CPJV is a 50/50 partnership between Crestwood and First Reserve. Assets include the Willow Lake gas gathering system in Eddy County, a 200 MMcf/d gas processing facility in Orla, TX, the 33-mile Orla Express Pipeline and a produced water gathering and disposal system in Texas’ Culberson and Reeves counties.
Finally, Crestwood plans to divest its legacy Barnett assets to EnLink Midstream LLC for $275 million.
The divested assets include the Alliance, Lake Arlington and Cowtown gas gathering and processing systems, “representing a full exit from the Barnett Shale,” Crestwood said. Cash proceeds would help fund the Sendero acquisition.
All three deals are slated to close early in the third quarter, pending regulatory approval, Crestwood said.

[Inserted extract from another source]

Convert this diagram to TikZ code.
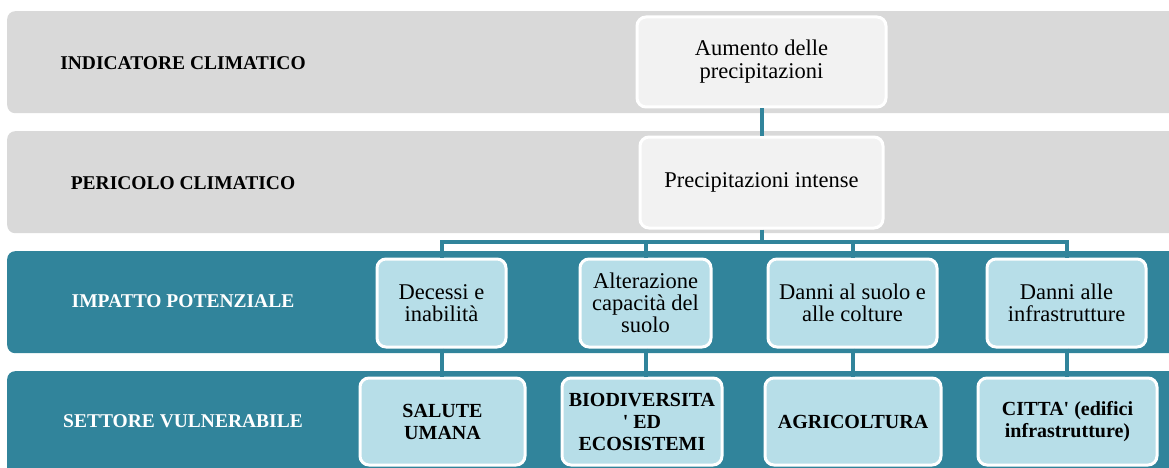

The transactions “greatly enhance the Crestwood franchise by creating immediate scale and additional runway in the Delaware Basin, high-grading our cash flow mix through the rationalization of non-core assets, and successfully maintaining our conservative balance sheet and financial flexibility,” said CEO Robert Phillips.
“The acquisition of Sendero Midstream is highly complementary to our existing Willow Lake assets, provides excess processing and compression capacity for current and future customer development activity, and solidifies Crestwood’s footprint in the leading North American shale play.”
Phillips said the Barnett divestiture “marks the culmination of our long-term investment and operating footprint” in the North Texas play, considered the birthplace of the modern U.S. shale industry.
“As we close this chapter in Crestwood’s history, we will continue to focus on building and optimizing our sizeable gathering and processing positions in the Williston Basin, Delaware Basin, and Powder River Basin,” Phillips added.